Locate all lines with the word "that" and copy them out.

Begin

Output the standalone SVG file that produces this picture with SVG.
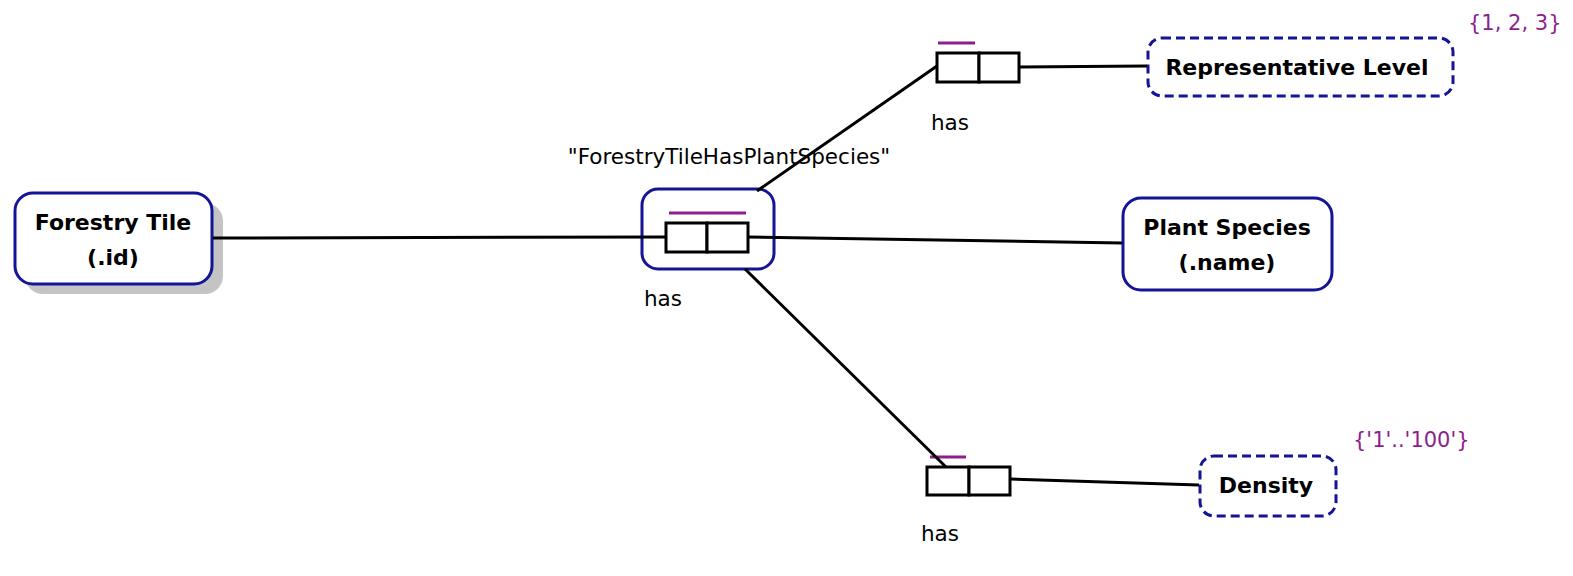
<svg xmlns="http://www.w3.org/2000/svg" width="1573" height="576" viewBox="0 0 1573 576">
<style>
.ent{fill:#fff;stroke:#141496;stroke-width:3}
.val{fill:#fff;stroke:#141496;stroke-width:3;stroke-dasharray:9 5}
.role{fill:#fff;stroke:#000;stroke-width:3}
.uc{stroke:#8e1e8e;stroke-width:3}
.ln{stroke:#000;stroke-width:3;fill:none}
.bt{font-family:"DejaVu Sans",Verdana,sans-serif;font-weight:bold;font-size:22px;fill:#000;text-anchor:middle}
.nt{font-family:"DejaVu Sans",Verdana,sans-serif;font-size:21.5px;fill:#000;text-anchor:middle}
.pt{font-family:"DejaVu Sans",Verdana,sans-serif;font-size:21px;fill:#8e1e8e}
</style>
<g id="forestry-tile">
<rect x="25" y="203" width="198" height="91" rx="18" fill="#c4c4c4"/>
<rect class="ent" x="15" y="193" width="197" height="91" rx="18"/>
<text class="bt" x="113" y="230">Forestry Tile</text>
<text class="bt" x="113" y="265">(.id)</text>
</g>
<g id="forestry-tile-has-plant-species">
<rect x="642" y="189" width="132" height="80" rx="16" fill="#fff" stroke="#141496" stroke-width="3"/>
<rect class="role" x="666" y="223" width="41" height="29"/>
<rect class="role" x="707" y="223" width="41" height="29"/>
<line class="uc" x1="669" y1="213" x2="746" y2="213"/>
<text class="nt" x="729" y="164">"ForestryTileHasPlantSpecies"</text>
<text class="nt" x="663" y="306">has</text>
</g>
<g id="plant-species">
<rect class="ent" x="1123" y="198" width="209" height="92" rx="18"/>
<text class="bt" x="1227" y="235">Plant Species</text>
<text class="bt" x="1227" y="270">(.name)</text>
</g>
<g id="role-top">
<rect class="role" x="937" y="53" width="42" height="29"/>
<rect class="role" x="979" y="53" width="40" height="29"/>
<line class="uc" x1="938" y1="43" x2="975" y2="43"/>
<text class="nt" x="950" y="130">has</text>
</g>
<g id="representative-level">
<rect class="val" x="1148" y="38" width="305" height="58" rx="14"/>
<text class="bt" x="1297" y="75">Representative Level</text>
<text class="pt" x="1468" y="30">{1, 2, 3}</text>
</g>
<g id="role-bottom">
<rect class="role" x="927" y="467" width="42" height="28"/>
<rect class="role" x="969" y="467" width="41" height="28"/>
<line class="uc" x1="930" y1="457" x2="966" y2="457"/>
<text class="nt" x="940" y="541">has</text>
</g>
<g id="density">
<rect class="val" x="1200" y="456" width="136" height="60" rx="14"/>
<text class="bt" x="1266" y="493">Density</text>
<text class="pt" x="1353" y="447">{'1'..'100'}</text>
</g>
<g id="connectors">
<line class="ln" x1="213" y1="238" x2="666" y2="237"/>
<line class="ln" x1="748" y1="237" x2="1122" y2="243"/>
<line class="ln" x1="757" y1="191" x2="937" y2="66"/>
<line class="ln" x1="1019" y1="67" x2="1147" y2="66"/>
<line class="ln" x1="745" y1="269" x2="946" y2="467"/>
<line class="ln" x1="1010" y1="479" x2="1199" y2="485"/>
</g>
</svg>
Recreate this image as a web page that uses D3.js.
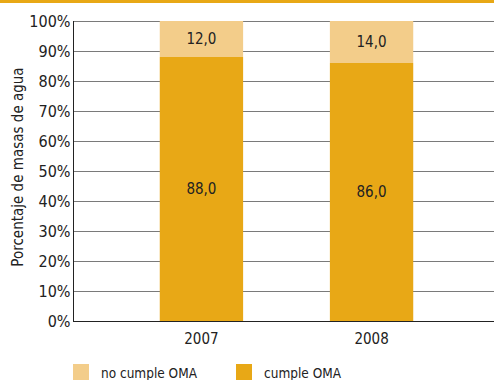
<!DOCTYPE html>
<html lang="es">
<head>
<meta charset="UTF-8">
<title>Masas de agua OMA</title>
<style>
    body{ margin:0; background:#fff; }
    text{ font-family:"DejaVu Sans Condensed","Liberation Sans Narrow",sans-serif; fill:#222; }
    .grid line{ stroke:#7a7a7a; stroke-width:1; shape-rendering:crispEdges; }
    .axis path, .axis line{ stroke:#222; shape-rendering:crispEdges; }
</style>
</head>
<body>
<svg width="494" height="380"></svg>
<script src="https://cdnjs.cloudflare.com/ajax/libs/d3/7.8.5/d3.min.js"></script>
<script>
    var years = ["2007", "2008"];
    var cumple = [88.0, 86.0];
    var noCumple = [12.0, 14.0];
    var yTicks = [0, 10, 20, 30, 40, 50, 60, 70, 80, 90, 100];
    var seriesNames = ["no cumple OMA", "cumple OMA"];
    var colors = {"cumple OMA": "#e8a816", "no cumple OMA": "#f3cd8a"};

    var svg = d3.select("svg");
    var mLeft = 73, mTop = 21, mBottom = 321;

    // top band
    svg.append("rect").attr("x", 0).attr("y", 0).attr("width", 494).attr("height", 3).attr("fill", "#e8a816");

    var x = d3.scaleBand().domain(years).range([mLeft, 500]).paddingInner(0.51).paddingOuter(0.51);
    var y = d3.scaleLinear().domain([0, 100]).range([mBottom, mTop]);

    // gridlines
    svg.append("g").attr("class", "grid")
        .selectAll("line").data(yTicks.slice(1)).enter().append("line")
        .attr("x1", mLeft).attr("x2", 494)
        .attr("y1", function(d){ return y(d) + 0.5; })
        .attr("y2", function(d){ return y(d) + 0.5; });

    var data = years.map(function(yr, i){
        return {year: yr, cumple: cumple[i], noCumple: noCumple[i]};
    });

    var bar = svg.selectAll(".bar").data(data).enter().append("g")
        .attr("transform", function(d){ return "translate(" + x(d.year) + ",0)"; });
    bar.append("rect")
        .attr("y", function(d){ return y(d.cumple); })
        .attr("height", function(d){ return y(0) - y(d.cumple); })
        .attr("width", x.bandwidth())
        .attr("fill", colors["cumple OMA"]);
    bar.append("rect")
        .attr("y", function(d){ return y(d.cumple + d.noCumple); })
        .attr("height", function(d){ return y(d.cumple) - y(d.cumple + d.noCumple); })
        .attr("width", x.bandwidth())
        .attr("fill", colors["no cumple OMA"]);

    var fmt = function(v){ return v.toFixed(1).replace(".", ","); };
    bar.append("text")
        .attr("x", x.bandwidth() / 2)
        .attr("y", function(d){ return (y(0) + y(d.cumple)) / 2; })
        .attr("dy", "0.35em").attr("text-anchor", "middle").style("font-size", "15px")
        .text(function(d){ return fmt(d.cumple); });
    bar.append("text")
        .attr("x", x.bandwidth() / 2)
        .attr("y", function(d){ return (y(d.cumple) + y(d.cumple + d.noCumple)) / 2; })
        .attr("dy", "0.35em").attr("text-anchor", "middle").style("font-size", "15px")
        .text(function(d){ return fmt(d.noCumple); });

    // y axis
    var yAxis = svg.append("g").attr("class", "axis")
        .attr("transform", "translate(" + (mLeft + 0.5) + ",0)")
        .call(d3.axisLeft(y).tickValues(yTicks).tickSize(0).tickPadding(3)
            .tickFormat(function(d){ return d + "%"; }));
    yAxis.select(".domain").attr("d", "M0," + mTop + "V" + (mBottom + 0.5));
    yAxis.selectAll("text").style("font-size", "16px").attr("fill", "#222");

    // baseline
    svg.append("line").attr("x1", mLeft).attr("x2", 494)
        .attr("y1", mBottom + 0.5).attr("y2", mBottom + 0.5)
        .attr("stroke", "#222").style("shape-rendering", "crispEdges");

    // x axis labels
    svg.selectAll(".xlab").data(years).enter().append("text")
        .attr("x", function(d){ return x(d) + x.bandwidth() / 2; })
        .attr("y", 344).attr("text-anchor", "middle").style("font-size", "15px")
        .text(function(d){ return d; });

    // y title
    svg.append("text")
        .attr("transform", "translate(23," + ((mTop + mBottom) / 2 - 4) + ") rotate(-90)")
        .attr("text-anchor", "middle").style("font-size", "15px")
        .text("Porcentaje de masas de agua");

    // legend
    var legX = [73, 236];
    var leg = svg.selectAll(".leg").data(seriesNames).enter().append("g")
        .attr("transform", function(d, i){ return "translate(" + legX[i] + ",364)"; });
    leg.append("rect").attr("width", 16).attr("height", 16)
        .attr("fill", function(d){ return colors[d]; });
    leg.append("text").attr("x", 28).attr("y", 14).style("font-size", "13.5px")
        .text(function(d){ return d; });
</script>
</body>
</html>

End

## PROBLEM SOLUTION
Output the standalone SVG file that produces this picture with SVG.
Recreate this image as a web page that uses D3.js.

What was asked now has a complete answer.